On those days, try one of these alternatives:
- One-word entries. Open the journal. Write one word that describes how you feel. Close it. That counts.
- Drawing or scribbling. Let the pen move without making words. Sometimes emotion expresses itself better through pressure and motion than through language.
- Voice notes. If writing feels impossible, speak into your phone. Say what you need to say. You can transcribe it later, or not.
- Reading old entries. Go back to something you wrote on a better day. Let past-you hold present-you for a moment.
- Sitting with the journal nearby. You do not have to write. Just having it close can be a quiet signal to yourself that you are still showing up.
Grief does not require productivity. Neither does your journal. The iAmEvolving Journal is designed with flexible, undated pages precisely for this reason. There is no pressure to fill every day, and no guilt for blank ones. It meets you where you are.
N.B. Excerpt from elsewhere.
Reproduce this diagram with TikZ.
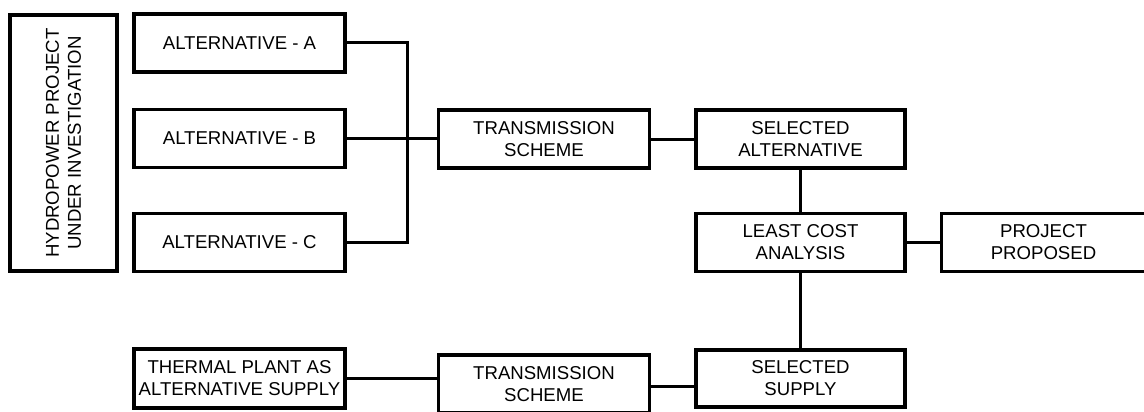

Research confirms that journaling reduces stress even in small, irregular doses. You do not need a daily habit for it to matter. A few honest sentences during a difficult week can do more than a perfectly maintained routine that feels forced.
Building a Gentle Grief Journaling Practice
If you want to make journaling a more regular part of how you process grief, the key is gentleness. This is not about discipline or consistency streaks. It is about creating a soft place to land when the weight of loss feels unbearable.
Here is what a sustainable grief journaling practice might look like:
Choose a time that feels safe. For some, morning pages help clear the emotional residue of dreams and restless nights. For others, evening writing offers a way to release the day before sleep. There is no wrong answer. Choose the time when you feel most able to be honest.
Set a timer, not a word count. Five minutes is enough. Ten is generous. If you stop before the timer, that is fine. The timer is a boundary, not a demand. It tells you that this practice has a beginning and an end, which can feel reassuring when emotions feel endless.
Use a dedicated journal. Keep your grief writing separate from daily planning or goal-setting if you can. This gives it its own sacred space. The iAmEvolving Journal includes sections for reflection and emotional processing that can serve this purpose without requiring you to buy something new.
Let go of performance. No one will read this. You do not need proper grammar, complete thoughts, or a narrative arc. You need release. Write badly. Write messily. Write the truth.
Revisit only when you are ready. Some people find comfort in rereading past entries. Others do not. Both responses are healthy. If reading old grief entries brings you pain without insight, let them rest. They served their purpose the moment you wrote them.
On days when grief coexists with other feelings, like frustration, confusion, or even unexpected moments of hope, affirmations for healing and inner peace can help you anchor back to a sense of self. They do not replace the grief. They simply remind you that you are still whole, even when it does not feel that way.
Conclusion
Grief is not a problem to solve. It is a testament to how deeply you loved, how much something mattered, how real the connection was. Journaling through grief does not erase the loss or speed up the healing. What it does is give you a place to be exactly where you are, without pretending, without performing, and without rushing toward a version of “better” that does not feel honest yet.
Your journal can hold what conversations cannot. It can hold the anger, the bargaining, the 3 a.m. sadness, the guilt, and the tender memories that still make you smile. It asks nothing of you except presence. And on the days when even that feels like too much, it waits.
If you are in the middle of grief right now, know this: you do not have to write your way out of it. You just have to write your way through it, one honest page at a time.